Once the dust has settled on an incident, it is worth the introspection to discover if there is any the organisation can do to improve. Small steps can lead to big change so any actionable insight, however small it may seem, can lead great improvements.
At EndGame we try to perform incident retros after all outages, and at the introduction of major bugs, or feature discrepancies.
Incident retros should be blameless, you are there to state what happened and when, not to point out who did it. If it is material that a certain role performed an action, by all means record that. However try not to use people’s names when talking about an action — as even with no implied guilt, it can easily be misunderstood by an outside observer to be blame.

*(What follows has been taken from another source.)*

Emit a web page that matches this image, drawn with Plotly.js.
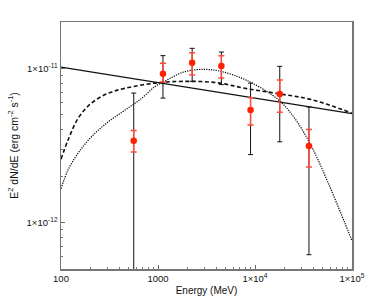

It is important not to lay blame on another organisation or system. Once again these are not helpful. An outside force may have taken an action that had some part in the incident and this should be noted, but the point of the retro is not to find a convenient scape goat, but to bring about lasting change.
The purpose of the retro is try to get to the bottom of what you could have done, if anything, to avoid the crisis.
We start by first setting up the white board with the following steps:
On a whiteboard, in the middle, place a When box. Write in the When box what the incident was and when it happened. This is the time that the incident started, not when it was detected (that’s the second step).
To the right (with a bit of space) of the When write up a Detection box. Write in this box how you detected the problem and when.
To the right of the Detection box write up a Fixedbox. Write in this box how you fixed the problem and when.
To the left of the When write up the Introduction box. Write in this box what introduced the issue, and when.
Now between each box write the time difference.
Once the whiteboard is set up, it is time to discuss the gaps between the boxes.
Now is a good time to make sure that people know the discussion is blameless, by reasserting that and telling people that in the discussion they should try to avoid finger pointing or using peoples’ names.
Tackle the gaps in this order:
When → Detection
Detection → Fix
Introduction → When
When discussing the gaps don’t focus on what could have been, it may seem useful to discuss, but usually is a red herring. Instead focus on the questions “what caused the gap?” and “what could you do to close the gap?”
Don’t look at the closest problem as being the one to solve, you may get more bang for you buck by going further down the chain.
A worked example in the detection gap:
The gap was 1 hour between When and Detection, and it was finally detected by the customer.
The “What caused the gap” was you have failed to have simple up-time monitoring in place.
The “What could we do to close the gap”, a simple solution seems to be to put monitoring in place, but is there a deeper problem that you could look at?
Why wasn’t the monitoring in place? Well it isn’t part of the deploy script — OK so let’s put it in there, but let’s go deeper.
Why wasn’t it in the deploy script? The developer was only thinking of deploying the application and not the environment, this is where things get juicy as now you are looking at process solutions, rather than band-aids on the current project.
Typically you may go as deep as 5 whys, I typically stop at a place that a solution can still be achieved at the level of the people in the room.
The Why, “We don’t have enough money / time for this project”, is always good to know and should be feed up the chain, but the solutions might be difficult to put in place and could require governance and stakeholder changes.
The Why, “Human Error”, is not a good place to stop as humans are always going to make errors, it is better to go one level further, and ask what the human could have done to check their result, or been given a speed bump to prompt the correct action / resolution. Process may not always be the best solution — a simple check list or some automation will work wonders.
At the end of this you should have a list of things that will shorten the gap in each case. Then prioritise them by working out A, B and C (below) and multiplying them:
A — how hard is this to implement
0 — takes less than 30 mins 1 — easy: could be a sprint card 2 — medium: could be a set of sprint cards 3 — hard: would need to be an epic
B — how close is this to the introduction of the issue
1 — before introduction 2 — at introduction 3 — before detection 4 — at detection 5 — before fix
C — If the solution will just fix this project, or any project
1 — all projects 2 — some projects 3 — just this project
Explaining the scale:
If you can do anything in 20 mins that will stop an incident from happening then do it NOW.
Anything that can fix problems before they are introduced are gold.
Anything that will affect all projects is better than just the one that had the incident.
The final step is to publish the result to the effected parties. Do this by writing up the time-line, the notes on the gaps, then add the actions that you are going to do. It is not worth telling people about things that are not going to happen. Though those should still go into the backlog for later discussion.
Summing this all up
Have a retro for every incident if at all possible
Make sure that everyone in the retro know that it is blameless
Draw up a time line “When”, “Detection”, “Fix” (and then before When) “Introduction”
Add times to gaps
Discuss the gaps, and how to make the time of the gap smaller (or remove it)
Prioritise the actions from the discussion based on how fast to fix, how close it is to the introduction, and if it effects just this project or all projects.
Publish the results of the retro to those effected.
Do the actions agreed
I hope that this helps you improve your process and take small steps towards greatness.